Pages past, March 3: That time we debated ballot counting
Last updated 3/2/2021 at 4:35pm
On this date …
1951: Eastern New Mexico University was fighting for its life as a four-year college.
State Comptroller Richard Strahlem had proposed the university's budget be limited to $374,487. The 1950-51 fiscal year's appropriation had been $414,000 and University President Floyd Golden had requested $629,000 for the 1951-52 fiscal year.
Golden wanted the increase to raise faculty salaries by 25 percent and to hire additional instructors.
Strahlem's position was that only University of New Mexico and New Mexico A&M should operate as four-year colleges in the state.
Ultimately Gov. Edwin Mechem declared none of the state's existing four-year colleges should be reduced to two-year institutions.
“Many a high school graduate is getting a college education today who would not be able to get such an education if he had to go outside his own area for it,” Mechem told The Associated Press.
1961: Curry and Roosevelt counties had lost a “lively battle” in which the state Legislature required them to begin using voting machines.
The Portales News-Tribune reported representatives from Roosevelt and Curry counties told lawmakers they did not need machines to count votes and that they could not afford them.
“House Democratic and Republican leaders, in a rare act, teamed up against the Curry-Roosevelt county-block and defeated its attempt to exempt the counties from the act,” the newspaper reported.

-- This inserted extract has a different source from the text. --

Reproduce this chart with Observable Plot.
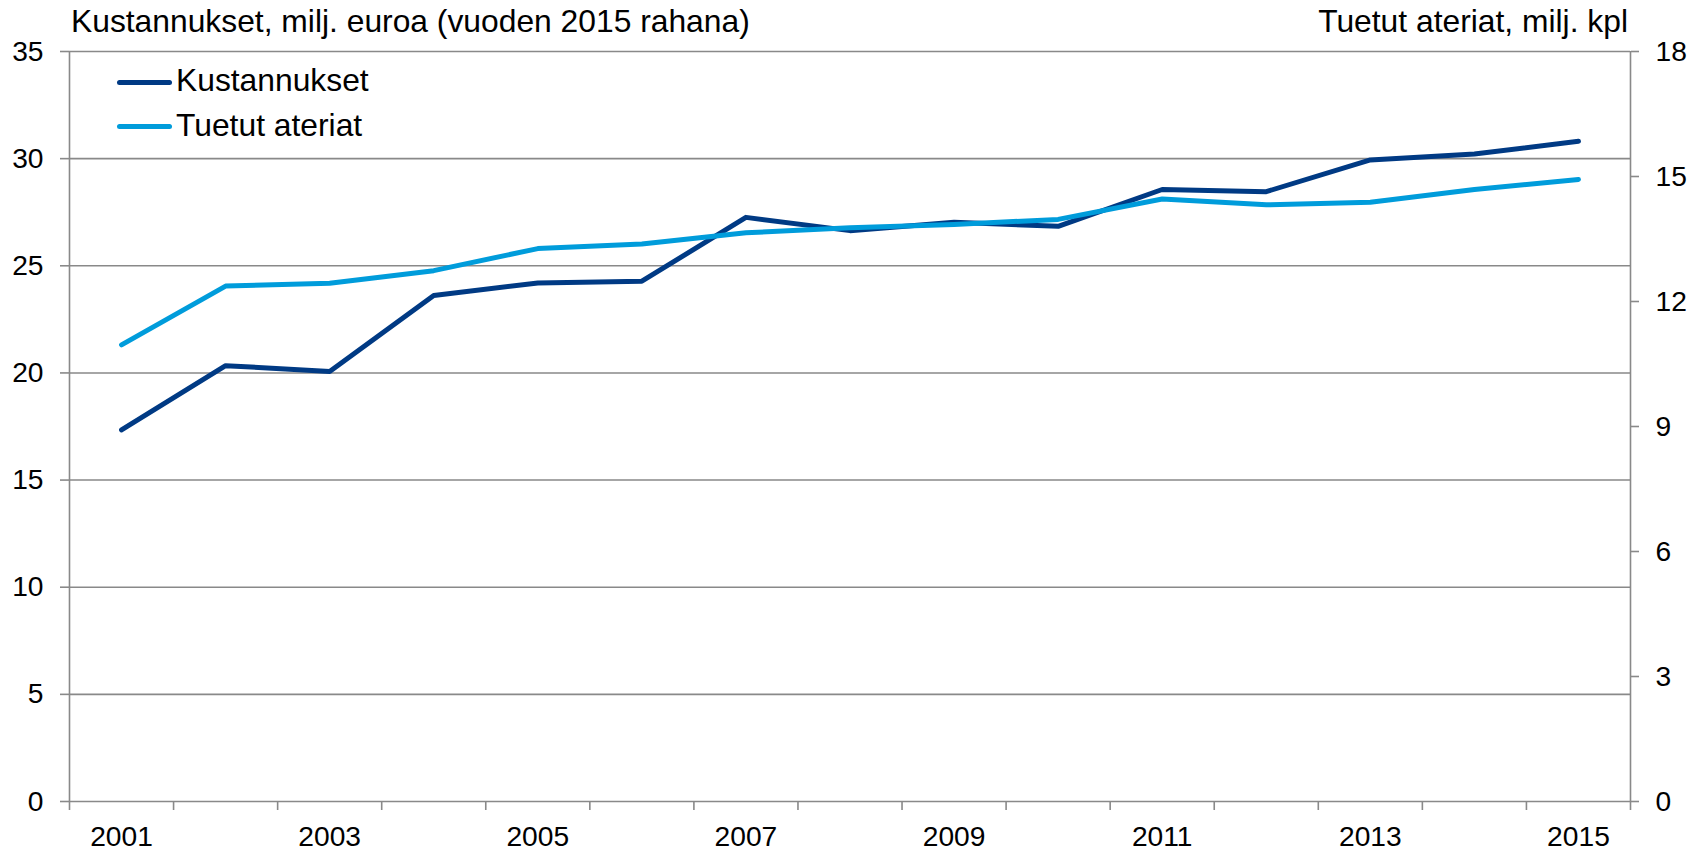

All precincts in which 201 or more voters had cast ballots in the fall would be required to start using machines to count votes, the Legislature declared.
The state planned to provide each county with the money for the machines, but the counties would be required to repay the state within 20 years.
New business …
1961: Montgomery Ward announced plans to open a catalog store in Portales before month's end.
The new store would be located between Harris Firestone and J.C. Penney on the east side of the city square.
Cold start to March …
1971: Eastern New Mexico remained chilled after 2 inches of snow fell the previous day, resulting in 4- to 6-inch drifts.
Weather watchers said temperatures dropped to 5 degrees overnight before rebounding to a daytime high in the 30s.